On roaster depreciation, I feel that the PBPA is right. This is an expense that only occurs when a team is sold and, thus, should not appear on all financial statements as if it is an annual expense. Besides this, it is true that a team continues improving and gaining experience as time goes by, thus, it appreciates because veteran players are worth much more than amateurs. Therefore, this could be a convenient avenue for hiding profits.
Another issue was that the owners expensed the signing bonuses in the year they were paid. The PBPA preferred that these bonuses be amortized instead of being paid out at once. However, I feel that whether the bonuses are amortized or paid out at once, it only makes a difference in that year’s profits and not subsequent years. Thus, this is not an avenue for hiding profits because the bonuses are going to the players, whether they are paid at once or in installments.
The issue of including the deferred portion of the compensation of higher paid players as part of current expenses was another issue that the PBPA felt was misleading in the financial statements. This is true because the money was being paid out over a long period and it would not make sense to include it all in a year’s expenses. Thus, for accounting purposes and for utmost transparency, this money should only be included in the list of expenses when it is paid out since it is very hard for the team to set aside these funds for a period of, say, ten years. This would, therefore, would be a good avenue for hiding profits.
Just like OPC, I feel that salaries paid out to players who are no longer on the roaster can be recognized when the players leave the roaster. OPC argues reasonably that it includes these payments as current expenses because once the players have left the team, they are no longer contributing to the profits made by the team. Therefore, they might as well acknowledge these losses sooner than later. However, after including these expenses, the team should set aside these funds to ensure accurate reflection of funds left.

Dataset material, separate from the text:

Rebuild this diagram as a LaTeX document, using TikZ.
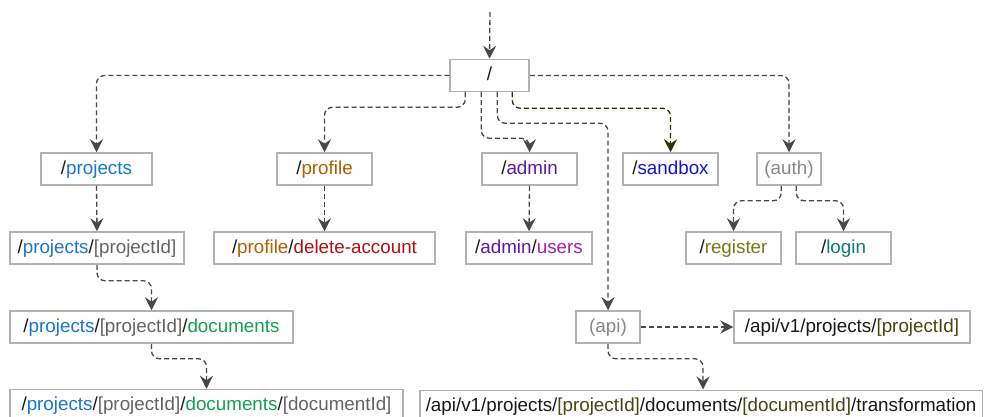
\documentclass[tikz,border=0pt]{standalone}
\usepackage{fontspec}
\setmainfont{Liberation Sans}
\usetikzlibrary{arrows.meta,calc}

\definecolor{boxline}{RGB}{178,178,178}
\definecolor{wire}{RGB}{72,72,72}
\definecolor{wireolive}{RGB}{51,51,0}
\definecolor{cproj}{RGB}{25,118,210}
\definecolor{cprof}{RGB}{176,96,0}
\definecolor{cdel}{RGB}{176,16,16}
\definecolor{cadmin}{RGB}{96,24,160}
\definecolor{cusers}{RGB}{170,30,170}
\definecolor{csand}{RGB}{20,20,210}
\definecolor{cgroup}{RGB}{136,136,136}
\definecolor{creg}{RGB}{120,120,20}
\definecolor{clogin}{RGB}{20,120,120}
\definecolor{cdocs}{RGB}{20,160,80}
\definecolor{cparam}{RGB}{100,100,100}
\definecolor{capiparam}{RGB}{70,70,20}

\tikzset{
  route/.style={draw=boxline, line width=1.5pt, fill=white, minimum height=32pt,
    inner xsep=6pt, inner ysep=0pt, text height=14.5pt, text depth=4pt,
    font=\fontsize{18.8}{22}\selectfont, text=black!90},
  link/.style={draw=wire, line width=1.3pt, dash pattern=on 5pt off 3pt,
    rounded corners=8pt, -{Stealth[length=13pt,width=13pt,inset=4.5pt]}},
}

\begin{document}
\begin{tikzpicture}[x=1pt,y=-1pt]
\useasboundingbox (0,0) rectangle (984,417);

% route nodes
\node[route, minimum width=79pt] (root) at (489.5,75.5) {/};
\coordinate (entry) at (490,12);

\node[route, minimum width=111pt] (projects) at (96.5,169) {/\textcolor{cproj}{projects}};
\node[route, minimum width=95pt] (profile) at (324.5,169) {/\textcolor{cprof}{profile}};
\node[route, minimum width=95pt] (admin) at (529.5,169) {/\textcolor{cadmin}{admin}};
\node[route, minimum width=95pt] (sandbox) at (670.5,169) {/\textcolor{csand}{sandbox}};
\node[route, minimum width=64pt, text=cgroup] (auth) at (789,169) {(auth)};

\node[route, minimum width=174pt] (pid) at (97,248) {/\textcolor{cproj}{projects}/\textcolor{cparam}{[projectId]}};
\node[route, minimum width=221pt] (del) at (324.5,248) {/\textcolor{cprof}{profile}/\textcolor{cdel}{delete-account}};
\node[route, minimum width=126pt] (users) at (529,248) {/\textcolor{cadmin}{admin}/\textcolor{cusers}{users}};
\node[route, minimum width=95pt] (register) at (733.5,248) {/\textcolor{creg}{register}};
\node[route, minimum width=95pt] (login) at (843.5,248) {/\textcolor{clogin}{login}};

\node[route, minimum width=283pt] (docs) at (151.5,327) {/\textcolor{cproj}{projects}/\textcolor{cparam}{[projectId]}/\textcolor{cdocs}{documents}};
\node[route, minimum width=64pt, text=cgroup] (api) at (608,327) {(api)};
\node[route, minimum width=236pt] (apiproj) at (852,327) {/api/v1/projects/\textcolor{capiparam}{[projectId]}};

\node[route, minimum width=393pt] (docid) at (206.5,405.5) {/\textcolor{cproj}{projects}/\textcolor{cparam}{[projectId]}/\textcolor{cdocs}{documents}/\textcolor{cparam}{[documentId]}};
\node[route, anchor=north west] (trans) at (419,389.5) {/api/v1/projects/\textcolor{capiparam}{[projectId]}/documents/\textcolor{capiparam}{[documentId]}/transformation};

% connectors
\draw[link] (entry) -- (root.north);
\draw[link] (root.west) -| (projects.north);
\draw[link] ($(root.south west)+(16,0)$) -- ++(0,15) -| (profile.north);
\draw[link] ($(root.south west)+(32,0)$) -- ++(0,46) -| (admin.north);
\draw[link] ($(root.south west)+(48,0)$) -- ++(0,31) -| (api.north);
\draw[link, draw=wireolive] ($(root.south west)+(63,0)$) -- ++(0,16) -| (sandbox.north);
\draw[link] (root.east) -| (auth.north);

\draw[link] (projects.south) -- (pid.north);
\draw[link] (profile.south) -- (del.north);
\draw[link] (admin.south) -- (users.north);
\draw[link] ($(auth.south west)+(25,0)$) -- ++(0,15) -| (register.north);
\draw[link] ($(auth.south west)+(40,0)$) -- ++(0,15) -| (login.north);

\draw[link] (pid.south) -- ++(0,16) -| (docs.north);
\draw[link] (docs.south) -- ++(0,15) -| (docid.north);
\draw[link] (api.east) -- (apiproj.west);
\draw[link] (api.south) -- ++(0,15) -| ($(trans.north west)+(284,0)$);
\end{tikzpicture}
\end{document}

Lastly, PBPA feel that the owners have overstating related-party transactions such as the stadium rent. PBPA points out that two of the owners of the Kansas City Zephyrs Baseball Club, Inc. are also the sole owners of the stadium company. Thus, they feel that these owners may be taking advantage of their position to overcharge rent fees from the club. They back up this claim by providing facts that other clubs, despite having minimal differences in their rent fees, pay much less than the Zephyrs club. I feel that this is true because there is evidence to support it, and obviously could be a good avenue for hiding profits.
Reference
Kansas City Zephyrs Baseball Club, Inc., 9-187-088 (July 24, 1996).